_DO THIS_
All of the lines below are to be transcribed faithfully, with pictures excluded from the copy.

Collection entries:
BEGIN
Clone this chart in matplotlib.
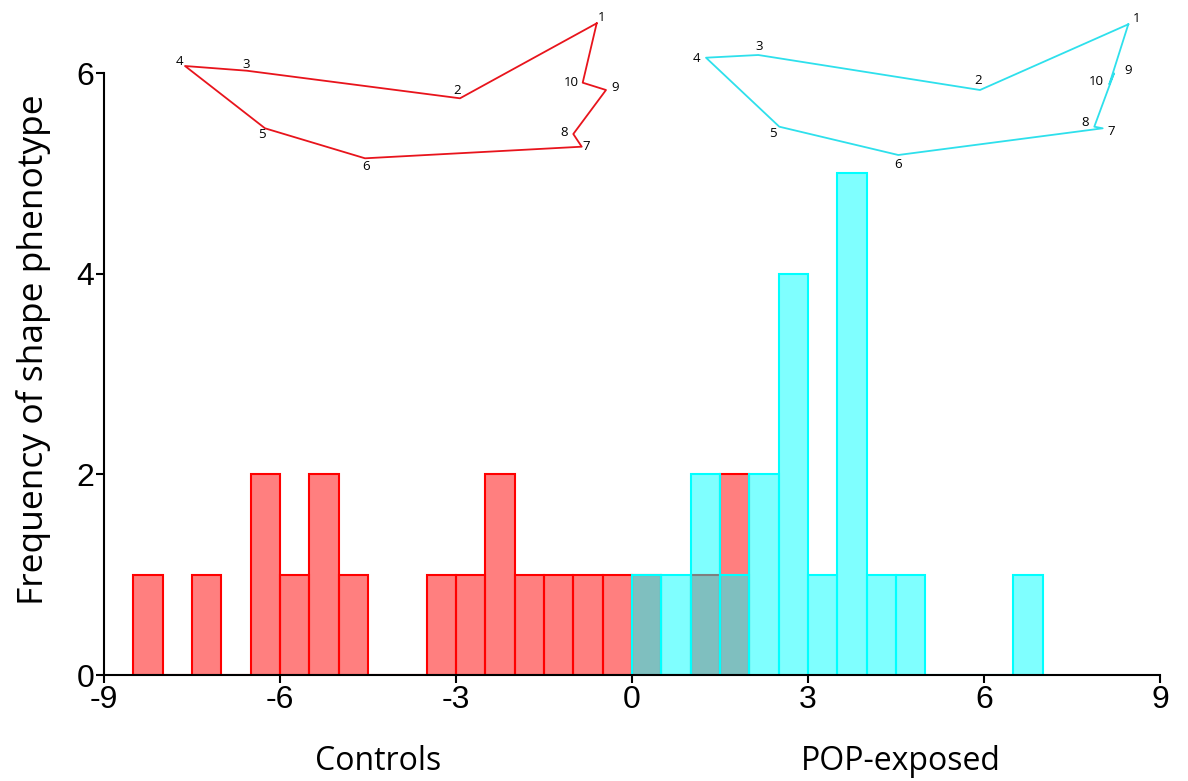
import matplotlib
matplotlib.use('Agg')
import matplotlib.pyplot as plt
import numpy as np

# Histogram data (bins of 0.5, left edges)
ctrl_left = [-8.5, -8.0, -7.5, -7.0, -6.5, -6.0, -5.5, -5.0, -4.5, -4.0, -3.5, -3.0, -2.5,
             -2.0, -1.5, -1.0, -0.5, 0.0, 0.5, 1.0, 1.5]
ctrl_counts = [1, 0, 1, 0, 2, 1, 2, 1, 0, 0, 1, 1, 2, 1, 1, 1, 1, 1, 0, 1, 2]
pop_left = [0.0, 0.5, 1.0, 1.5, 2.0, 2.5, 3.0, 3.5, 4.0, 4.5, 5.0, 5.5, 6.0, 6.5]
pop_counts = [1, 1, 2, 1, 2, 4, 1, 5, 1, 1, 0, 0, 0, 1]
bin_width = 0.5

xticks = [-9, -6, -3, 0, 3, 6, 9]
yticks = [0, 2, 4, 6]

# Landmark shapes (image frame: x right, y down), landmarks 1..10
ctrl_shape_x = [596.7, 460.0, 246.7, 185.0, 265.0, 365.0, 581.7, 573.3, 606.0, 582.7]
ctrl_shape_y = [23.3, 98.3, 70.7, 66.0, 128.3, 158.3, 146.7, 134.0, 90.0, 82.7]
ctrl_lab_x = [601.7, 456.7, 246.0, 179.3, 262.3, 366.0, 586.7, 564.0, 614.7, 571.7]
ctrl_lab_y = [17.3, 90.0, 65.0, 61.7, 135.0, 166.0, 146.7, 132.7, 87.7, 82.7]

pop_shape_x = [1128.3, 980.0, 758.3, 706.0, 779.3, 898.3, 1102.7, 1094.3, 1114.0, 1109.3]
pop_shape_y = [24.3, 90.0, 55.0, 57.7, 126.7, 155.0, 128.3, 126.7, 73.3, 84.3]
pop_lab_x = [1136.7, 977.7, 759.3, 696.7, 773.3, 898.3, 1111.7, 1085.0, 1128.3, 1096.7]
pop_lab_y = [18.0, 81.0, 46.7, 58.3, 133.3, 164.3, 131.7, 122.7, 70.0, 81.7]

fig = plt.figure(figsize=(11.88, 7.81), dpi=100)
ax = fig.add_axes([0.0875, 0.1357, 0.889, 0.7708])

ax.bar(ctrl_left, ctrl_counts, width=bin_width, align='edge',
       facecolor=(1, 0, 0, 0.5), edgecolor='red', linewidth=1.5)
ax.bar(pop_left, pop_counts, width=bin_width, align='edge',
       facecolor=(0, 1, 1, 0.5), edgecolor='cyan', linewidth=1.5)

ax.set_xlim(-9, 9)
ax.set_ylim(0, 6)
ax.set_xticks(xticks)
ax.set_yticks(yticks)
ax.set_xticklabels([str(t) for t in xticks], fontfamily='Liberation Sans', fontsize=23)
ax.set_yticklabels([str(t) for t in yticks], fontfamily='Liberation Sans', fontsize=23)
ax.tick_params(direction='out', length=6, width=1.5, pad=1)
for s in ['top', 'right']:
    ax.spines[s].set_visible(False)
for s in ['left', 'bottom']:
    ax.spines[s].set_linewidth(1.5)

ax.set_ylabel('Frequency of shape phenotype', fontfamily='Open Sans', fontsize=25.5)
ax.yaxis.set_label_coords(-0.05, 0.54)

fig.text(0.3186, 0.014, 'Controls', fontfamily='Open Sans', fontsize=23, ha='center')
fig.text(0.7586, 0.014, 'POP-exposed', fontfamily='Open Sans', fontsize=23, ha='center')

# overlay for landmark outlines
ov = fig.add_axes([0, 0, 1, 1])
ov.set_xlim(0, 1188)
ov.set_ylim(781, 0)
ov.axis('off')
ov.patch.set_alpha(0)

for sx, sy, lx, ly, col in [(ctrl_shape_x, ctrl_shape_y, ctrl_lab_x, ctrl_lab_y, '#e8141c'),
                            (pop_shape_x, pop_shape_y, pop_lab_x, pop_lab_y, '#2ee0ec')]:
    ov.plot(sx + sx[:1], sy + sy[:1], color=col, linewidth=1.3)
    for i in range(len(sx)):
        ov.text(lx[i], ly[i], str(i + 1), fontfamily='Open Sans', fontsize=9.5,
                ha='center', va='center', color='black')

fig.savefig('out.png', dpi=100)
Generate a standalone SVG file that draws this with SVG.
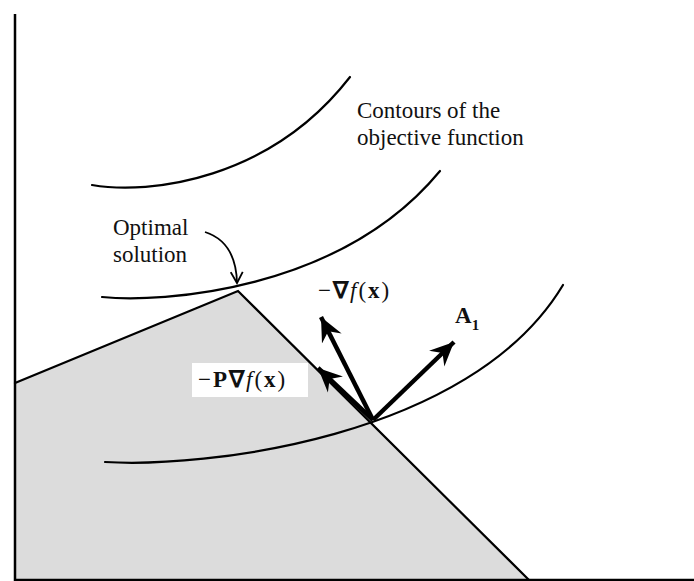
<svg xmlns="http://www.w3.org/2000/svg" width="694" height="581" viewBox="0 0 694 581">
  <style>
    .ln { fill: none; stroke: #000; stroke-width: 2.2; stroke-linecap: round; }
    .ax { fill: none; stroke: #000; stroke-width: 2.5; }
    .arr { fill: none; stroke: #000; stroke-width: 4.5; marker-end: url(#head); }
    .t { font-family: "Liberation Serif", "Times New Roman", serif; font-size: 23px; fill: #111; }
    .m { letter-spacing: 2px; }
    .b { font-weight: bold; }
    .i { font-style: italic; }
  </style>
  <defs>
    <marker id="head" markerUnits="userSpaceOnUse" viewBox="-24 -12 26 24" markerWidth="26" markerHeight="24" refX="0" refY="0" orient="auto">
      <path d="M0,0 L-24,-11 L-16,0 L-24,11 Z" fill="#000"/>
    </marker>
    <marker id="thin" markerUnits="userSpaceOnUse" viewBox="-12 -7 14 14" markerWidth="14" markerHeight="14" refX="0" refY="0" orient="auto">
      <path d="M-11,-6 L0,0 L-11,6" fill="none" stroke="#000" stroke-width="1.8"/>
    </marker>
  </defs>

  <rect x="0" y="0" width="694" height="581" fill="#fff"/>

  <g id="feasible-region">
    <polygon points="15,383 238,291 530,581 15,581" fill="#dcdcdc"/>
    <path class="ln" d="M15,383 L238,291 L530,581"/>
  </g>

  <g id="axes">
    <path class="ax" d="M15,14 L15,580 L694,580"/>
  </g>

  <g id="contours">
    <path class="ln" d="M92,185 C150,195 270,180 350,77"/>
    <path class="ln" d="M102,297 C160,303 340,292 440,171"/>
    <path class="ln" d="M105,462 C200,468 470,440 563,285"/>
  </g>

  <g id="label-contours">
    <text class="t" x="357" y="118">Contours of the</text>
    <text class="t" x="357" y="145">objective function</text>
  </g>

  <g id="label-optimal">
    <text class="t" x="113" y="235">Optimal</text>
    <text class="t" x="113" y="262">solution</text>
  </g>

  <g id="connectors">
    <path d="M205,232 Q236,242 237,283" fill="none" stroke="#000" stroke-width="1.8" marker-end="url(#thin)"/>
    <path class="arr" d="M373,420 L321,317"/>
    <path class="arr" d="M373,420 L318,368"/>
    <path class="arr" d="M373,420 L454,342"/>
  </g>

  <g id="label-grad">
    <text class="t m" x="318" y="298">−<tspan class="b">∇</tspan><tspan class="i">f</tspan>(<tspan class="b">x</tspan>)</text>
  </g>

  <g id="label-proj">
    <rect x="192" y="363" width="116" height="34" fill="#fff"/>
    <text class="t m" x="198" y="387">−<tspan class="b">P∇</tspan><tspan class="i">f</tspan>(<tspan class="b">x</tspan>)</text>
  </g>

  <g id="label-A1">
    <text class="t b" x="455" y="323">A<tspan font-size="15" dy="7">1</tspan></text>
  </g>
</svg>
END
_RESULT OF THIS EXERCISE_
Clone this chart in matplotlib.
import matplotlib
matplotlib.use('Agg')
import matplotlib.pyplot as plt
import numpy as np

# Histogram data (bins of 0.5, left edges)
ctrl_left = [-8.5, -8.0, -7.5, -7.0, -6.5, -6.0, -5.5, -5.0, -4.5, -4.0, -3.5, -3.0, -2.5,
             -2.0, -1.5, -1.0, -0.5, 0.0, 0.5, 1.0, 1.5]
ctrl_counts = [1, 0, 1, 0, 2, 1, 2, 1, 0, 0, 1, 1, 2, 1, 1, 1, 1, 1, 0, 1, 2]
pop_left = [0.0, 0.5, 1.0, 1.5, 2.0, 2.5, 3.0, 3.5, 4.0, 4.5, 5.0, 5.5, 6.0, 6.5]
pop_counts = [1, 1, 2, 1, 2, 4, 1, 5, 1, 1, 0, 0, 0, 1]
bin_width = 0.5

xticks = [-9, -6, -3, 0, 3, 6, 9]
yticks = [0, 2, 4, 6]

# Landmark shapes (image frame: x right, y down), landmarks 1..10
ctrl_shape_x = [596.7, 460.0, 246.7, 185.0, 265.0, 365.0, 581.7, 573.3, 606.0, 582.7]
ctrl_shape_y = [23.3, 98.3, 70.7, 66.0, 128.3, 158.3, 146.7, 134.0, 90.0, 82.7]
ctrl_lab_x = [601.7, 456.7, 246.0, 179.3, 262.3, 366.0, 586.7, 564.0, 614.7, 571.7]
ctrl_lab_y = [17.3, 90.0, 65.0, 61.7, 135.0, 166.0, 146.7, 132.7, 87.7, 82.7]

pop_shape_x = [1128.3, 980.0, 758.3, 706.0, 779.3, 898.3, 1102.7, 1094.3, 1114.0, 1109.3]
pop_shape_y = [24.3, 90.0, 55.0, 57.7, 126.7, 155.0, 128.3, 126.7, 73.3, 84.3]
pop_lab_x = [1136.7, 977.7, 759.3, 696.7, 773.3, 898.3, 1111.7, 1085.0, 1128.3, 1096.7]
pop_lab_y = [18.0, 81.0, 46.7, 58.3, 133.3, 164.3, 131.7, 122.7, 70.0, 81.7]

fig = plt.figure(figsize=(11.88, 7.81), dpi=100)
ax = fig.add_axes([0.0875, 0.1357, 0.889, 0.7708])

ax.bar(ctrl_left, ctrl_counts, width=bin_width, align='edge',
       facecolor=(1, 0, 0, 0.5), edgecolor='red', linewidth=1.5)
ax.bar(pop_left, pop_counts, width=bin_width, align='edge',
       facecolor=(0, 1, 1, 0.5), edgecolor='cyan', linewidth=1.5)

ax.set_xlim(-9, 9)
ax.set_ylim(0, 6)
ax.set_xticks(xticks)
ax.set_yticks(yticks)
ax.set_xticklabels([str(t) for t in xticks], fontfamily='Liberation Sans', fontsize=23)
ax.set_yticklabels([str(t) for t in yticks], fontfamily='Liberation Sans', fontsize=23)
ax.tick_params(direction='out', length=6, width=1.5, pad=1)
for s in ['top', 'right']:
    ax.spines[s].set_visible(False)
for s in ['left', 'bottom']:
    ax.spines[s].set_linewidth(1.5)

ax.set_ylabel('Frequency of shape phenotype', fontfamily='Open Sans', fontsize=25.5)
ax.yaxis.set_label_coords(-0.05, 0.54)

fig.text(0.3186, 0.014, 'Controls', fontfamily='Open Sans', fontsize=23, ha='center')
fig.text(0.7586, 0.014, 'POP-exposed', fontfamily='Open Sans', fontsize=23, ha='center')

# overlay for landmark outlines
ov = fig.add_axes([0, 0, 1, 1])
ov.set_xlim(0, 1188)
ov.set_ylim(781, 0)
ov.axis('off')
ov.patch.set_alpha(0)

for sx, sy, lx, ly, col in [(ctrl_shape_x, ctrl_shape_y, ctrl_lab_x, ctrl_lab_y, '#e8141c'),
                            (pop_shape_x, pop_shape_y, pop_lab_x, pop_lab_y, '#2ee0ec')]:
    ov.plot(sx + sx[:1], sy + sy[:1], color=col, linewidth=1.3)
    for i in range(len(sx)):
        ov.text(lx[i], ly[i], str(i + 1), fontfamily='Open Sans', fontsize=9.5,
                ha='center', va='center', color='black')

fig.savefig('out.png', dpi=100)
Generate a standalone SVG file that draws this with SVG.
<svg xmlns="http://www.w3.org/2000/svg" width="694" height="581" viewBox="0 0 694 581">
  <style>
    .ln { fill: none; stroke: #000; stroke-width: 2.2; stroke-linecap: round; }
    .ax { fill: none; stroke: #000; stroke-width: 2.5; }
    .arr { fill: none; stroke: #000; stroke-width: 4.5; marker-end: url(#head); }
    .t { font-family: "Liberation Serif", "Times New Roman", serif; font-size: 23px; fill: #111; }
    .m { letter-spacing: 2px; }
    .b { font-weight: bold; }
    .i { font-style: italic; }
  </style>
  <defs>
    <marker id="head" markerUnits="userSpaceOnUse" viewBox="-24 -12 26 24" markerWidth="26" markerHeight="24" refX="0" refY="0" orient="auto">
      <path d="M0,0 L-24,-11 L-16,0 L-24,11 Z" fill="#000"/>
    </marker>
    <marker id="thin" markerUnits="userSpaceOnUse" viewBox="-12 -7 14 14" markerWidth="14" markerHeight="14" refX="0" refY="0" orient="auto">
      <path d="M-11,-6 L0,0 L-11,6" fill="none" stroke="#000" stroke-width="1.8"/>
    </marker>
  </defs>

  <rect x="0" y="0" width="694" height="581" fill="#fff"/>

  <g id="feasible-region">
    <polygon points="15,383 238,291 530,581 15,581" fill="#dcdcdc"/>
    <path class="ln" d="M15,383 L238,291 L530,581"/>
  </g>

  <g id="axes">
    <path class="ax" d="M15,14 L15,580 L694,580"/>
  </g>

  <g id="contours">
    <path class="ln" d="M92,185 C150,195 270,180 350,77"/>
    <path class="ln" d="M102,297 C160,303 340,292 440,171"/>
    <path class="ln" d="M105,462 C200,468 470,440 563,285"/>
  </g>

  <g id="label-contours">
    <text class="t" x="357" y="118">Contours of the</text>
    <text class="t" x="357" y="145">objective function</text>
  </g>

  <g id="label-optimal">
    <text class="t" x="113" y="235">Optimal</text>
    <text class="t" x="113" y="262">solution</text>
  </g>

  <g id="connectors">
    <path d="M205,232 Q236,242 237,283" fill="none" stroke="#000" stroke-width="1.8" marker-end="url(#thin)"/>
    <path class="arr" d="M373,420 L321,317"/>
    <path class="arr" d="M373,420 L318,368"/>
    <path class="arr" d="M373,420 L454,342"/>
  </g>

  <g id="label-grad">
    <text class="t m" x="318" y="298">−<tspan class="b">∇</tspan><tspan class="i">f</tspan>(<tspan class="b">x</tspan>)</text>
  </g>

  <g id="label-proj">
    <rect x="192" y="363" width="116" height="34" fill="#fff"/>
    <text class="t m" x="198" y="387">−<tspan class="b">P∇</tspan><tspan class="i">f</tspan>(<tspan class="b">x</tspan>)</text>
  </g>

  <g id="label-A1">
    <text class="t b" x="455" y="323">A<tspan font-size="15" dy="7">1</tspan></text>
  </g>
</svg>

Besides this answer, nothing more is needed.